Keywords: conservation; electrosensing; evolution; sawfish; transcriptome.

FIGURE 1

Establishment of a near‐complete gene set for the smalltooth sawfish, Pristis pectinata. (a) Log length distribution of transcripts in assembled transcriptome with total number of transcripts. (b) Outcome of Benchmarking Universal Single Copy Ortholog (BUSCO) analysis to assess completeness of assembled transcriptome. (c) WeGO (Ye et al., 2018) gene ontology analysis of P. pectinata and little skate, Leucoraja erinacea, transcriptomes. Genes are classified according to biological process, molecular function, or cellular component and plotted by percent of genes related to meaningful biological activities. (d) Venn diagram (Hulsen et al., 2008) showing overlap of the number of transcripts provided with the public genome (GCA_009764475.1, green), the Cufflinks (purple) assisted annotation of the public genome, and transcripts in the de novo assembled transcriptome (pink). (e) BUSCO assessment for all unique gene content from combined transcriptome and genome resources, and annotations associated with GCA_009764475.1.

FIGURE 2

Smalltooth sawfish, Pristis pectinata, genes under positive selection. (a) Phylogeny of taxa used in positive selection analysis with approximate divergence times shown as millions of years ago at each node and number of transcripts in each transcriptome noted at each terminal branch. Species included: Latimeria menadoensis, Callorhinchus milii, Scyliorhinus retifer, Leucoraja erinacea, and P. pectinata. (b) Results of k‐means clustering analysis of genes with a percentage of sites under selection using omega value, percent of sites, change in grand average of hydropathy value relative to little skate, L. erinacea. (c) Enriched gene ontology (GO) terms related to biological processes from genes which were grouped into Cluster 1 by principal components analysis plotted by ‐log(p‐value). (d–h) Changes in hydrophobicity and polarity of protein sequence relative to L. erinacea. Sequence alignment gaps are shown by shaded regions. Functional protein domains retrieved from InterproScan and literature are shown as colored boxes below each plot. (i) Sequence alignment of PCR‐amplified region of interest from HoxA5 between Pristis sawfishes and L. erinacea with codons of interest colored by nucleotide. (j) Alignment of region of interest from amplification of CCDC103. Alignments are colored by nucleotide.

FIGURE 3

Smalltooth sawfish, Pristis pectinata, electroreception machinery. (a) FPKM normalized expression of voltage‐gated calcium channel α and β subunits in rostral skin. (b) Multiple sequence alignment of Cacnα1D depicting missing 91‐residue segment in P. tinata ion channel domain relative to other elasmobranchs.

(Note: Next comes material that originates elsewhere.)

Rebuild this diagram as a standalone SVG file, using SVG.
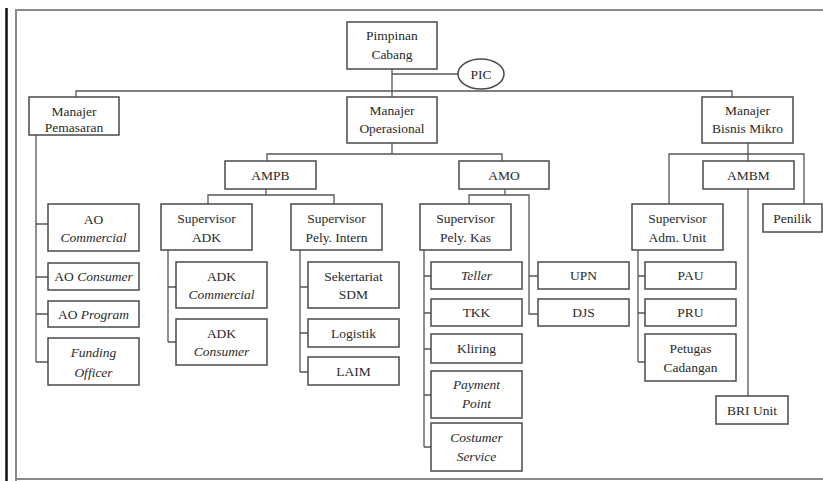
<svg xmlns="http://www.w3.org/2000/svg" width="823" height="481" viewBox="0 0 823 481">
<style>
.b{fill:#fff;stroke:#4a4a4a;stroke-width:1.5}
.t{font-family:'Liberation Serif','DejaVu Serif',serif;font-size:13.5px;fill:#2a2a2a;text-anchor:middle}
.i{font-style:italic}
.c{fill:none;stroke:#555;stroke-width:1.3}
</style>
<rect x="0" y="0" width="823" height="481" fill="#fff"/>
<line x1="6.5" y1="8" x2="6.5" y2="481" stroke="#111" stroke-width="2.5"/>
<path d="M16,481 V10 H830 M16,479 H830" fill="none" stroke="#8a8a8a" stroke-width="2"/>
<g id="connectors" class="c">
<path d="M392,69 V97 M392,74 H458"/>
<path d="M76,97 V91 H732 V97"/>
<path d="M392,143 V154 M267,161 V154 H502 V161"/>
<path d="M266,189 V195 M208,204 V195 H334 V204"/>
<path d="M505,189 V195 M469,204 V195 H529 V314 H538 M529,276 H538"/>
<path d="M748,143 V161 M669,204 V154 H804 V204 M748,189 V396"/>
<path d="M36,135 V362 M36,224 H48 M36,277 H48 M36,314 H48 M36,362 H48"/>
<path d="M168,250 V342 M168,287 H176 M168,342 H176"/>
<path d="M300,250 V372 M300,287 H308 M300,333 H308 M300,372 H308"/>
<path d="M424,250 V447 M424,276 H431 M424,313 H431 M424,349 H431 M424,395 H431 M424,447 H431"/>
<path d="M638,250 V362 M638,276 H645 M638,313 H645 M638,362 H645"/>
</g>
<g id="pimpinan"><rect class="b" x="347" y="22" width="90" height="47"/><text class="t" x="392" y="40">Pimpinan</text><text class="t" x="392" y="59">Cabang</text></g>
<g id="pic"><ellipse class="b" cx="481" cy="74" rx="23" ry="15"/><text class="t" x="481" y="78.5">PIC</text></g>
<g id="manajer-pemasaran"><rect class="b" x="29" y="97" width="90" height="38"/><text class="t" x="74" y="116">Manajer</text><text class="t" x="74" y="132">Pemasaran</text></g>
<g id="manajer-operasional"><rect class="b" x="347" y="97" width="90" height="46"/><text class="t" x="392" y="114.5">Manajer</text><text class="t" x="392" y="133">Operasional</text></g>
<g id="manajer-bisnis-mikro"><rect class="b" x="702" y="97" width="91" height="46"/><text class="t" x="747.5" y="114.5">Manajer</text><text class="t" x="747.5" y="133">Bisnis Mikro</text></g>
<g id="ampb"><rect class="b" x="225" y="161" width="91" height="28"/><text class="t" x="270.5" y="179.5">AMPB</text></g>
<g id="amo"><rect class="b" x="459" y="161" width="90" height="28"/><text class="t" x="504" y="179.5">AMO</text></g>
<g id="ambm"><rect class="b" x="703" y="161" width="91" height="28"/><text class="t" x="748.5" y="179.5">AMBM</text></g>
<g id="sup-adk"><rect class="b" x="161" y="204" width="91" height="46"/><text class="t" x="206.5" y="222.5">Supervisor</text><text class="t" x="206.5" y="241.5">ADK</text></g>
<g id="sup-pely-intern"><rect class="b" x="291" y="204" width="91" height="46"/><text class="t" x="336.5" y="222.5">Supervisor</text><text class="t" x="336.5" y="241.5">Pely. Intern</text></g>
<g id="sup-pely-kas"><rect class="b" x="420" y="204" width="91" height="46"/><text class="t" x="465.5" y="222.5">Supervisor</text><text class="t" x="465.5" y="241.5">Pely. Kas</text></g>
<g id="sup-adm-unit"><rect class="b" x="632" y="204" width="91" height="46"/><text class="t" x="677.5" y="222.5">Supervisor</text><text class="t" x="677.5" y="241.5">Adm. Unit</text></g>
<g id="penilik"><rect class="b" x="763" y="204" width="59" height="28"/><text class="t" x="792.5" y="222.5">Penilik</text></g>
<g id="ao-commercial"><rect class="b" x="48" y="204" width="91" height="47"/><text class="t" x="93.5" y="223.5">AO</text><text class="t i" x="93.5" y="241.5">Commercial</text></g>
<g id="ao-consumer"><rect class="b" x="48" y="263" width="91" height="27"/><text class="t" x="93.5" y="281"><tspan>AO </tspan><tspan class="i">Consumer</tspan></text></g>
<g id="ao-program"><rect class="b" x="48" y="301" width="91" height="26"/><text class="t" x="93.5" y="318.5"><tspan>AO </tspan><tspan class="i">Program</tspan></text></g>
<g id="funding-officer"><rect class="b" x="48" y="338" width="91" height="47"/><text class="t i" x="93.5" y="356.5">Funding</text><text class="t i" x="93.5" y="376.5">Officer</text></g>
<g id="adk-commercial"><rect class="b" x="176" y="262" width="91" height="46"/><text class="t" x="221.5" y="280.5">ADK</text><text class="t i" x="221.5" y="298.5">Commercial</text></g>
<g id="adk-consumer"><rect class="b" x="176" y="319" width="91" height="46"/><text class="t" x="221.5" y="337.5">ADK</text><text class="t i" x="221.5" y="355.5">Consumer</text></g>
<g id="sekertariat-sdm"><rect class="b" x="308" y="262" width="91" height="46"/><text class="t" x="353.5" y="280.5">Sekertariat</text><text class="t" x="353.5" y="298.5">SDM</text></g>
<g id="logistik"><rect class="b" x="308" y="319" width="91" height="28"/><text class="t" x="353.5" y="337.5">Logistik</text></g>
<g id="laim"><rect class="b" x="308" y="357" width="91" height="28"/><text class="t" x="353.5" y="375.5">LAIM</text></g>
<g id="teller"><rect class="b" x="431" y="262" width="91" height="27"/><text class="t i" x="476.5" y="280">Teller</text></g>
<g id="tkk"><rect class="b" x="431" y="299" width="91" height="27"/><text class="t" x="476.5" y="317">TKK</text></g>
<g id="kliring"><rect class="b" x="431" y="334" width="91" height="29"/><text class="t" x="476.5" y="353">Kliring</text></g>
<g id="payment-point"><rect class="b" x="431" y="371" width="91" height="47"/><text class="t i" x="476.5" y="388.5">Payment</text><text class="t i" x="476.5" y="407.5">Point</text></g>
<g id="costumer-service"><rect class="b" x="431" y="423" width="91" height="48"/><text class="t i" x="476.5" y="441.5">Costumer</text><text class="t i" x="476.5" y="460.5">Service</text></g>
<g id="upn"><rect class="b" x="538" y="262" width="91" height="27"/><text class="t" x="583.5" y="280">UPN</text></g>
<g id="djs"><rect class="b" x="538" y="299" width="91" height="27"/><text class="t" x="583.5" y="317">DJS</text></g>
<g id="pau"><rect class="b" x="645" y="262" width="91" height="27"/><text class="t" x="690.5" y="280">PAU</text></g>
<g id="pru"><rect class="b" x="645" y="299" width="91" height="27"/><text class="t" x="690.5" y="317">PRU</text></g>
<g id="petugas-cadangan"><rect class="b" x="645" y="334" width="91" height="47"/><text class="t" x="690.5" y="352.5">Petugas</text><text class="t" x="690.5" y="371.5">Cadangan</text></g>
<g id="bri-unit"><rect class="b" x="716" y="396" width="72" height="28"/><text class="t" x="752" y="414.5">BRI Unit</text></g>
</svg>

Species included: Callorhinchus milii (C. mil), Leucoraja erinacea (L. eri), Amblyraja radiata (A. rad), Scyliorhinus retifer (S. ret), P. pectinata (P. pec), Rhinchodon typus (R. typ), and Chiloscyllium plagiosum (C. pla). Alignments are colored by amino acid chemistry. (c) Phylogenetic construction of potassium channels and subunits with bootstrap values noted (left). Sequences were aligned with ClustalW and tree was constructed by RAxML with 1000 bootstraps. Shaker channel sequences are highlighted in red, while BK channels are highlighted in light blue. Annotated protein domains of each sequence obtained using Interpro Scan (right). cyto, cytoplasm; extracell, extracellular; ion pore, ion channel pore; sig pep, signal peptide; and TM, transmembrane. (d) Normalized expression of potassium channels potentially involved electrosensing in rostral skin. Kcnm‐transcripts correspond to BK channel subunits and Kv are voltage‐gated Shaker channels. Novel β refers to the uncharacterized BK subunit found in transcriptome data. (e) GGSashimi plot of alternatively spliced BK channel transcripts in all P. pectinata tissues. Transcriptome expression confirms that the BK channel transcript with highest expression in the rostral skin retains exon 21 (exon 29 in L. erinacea).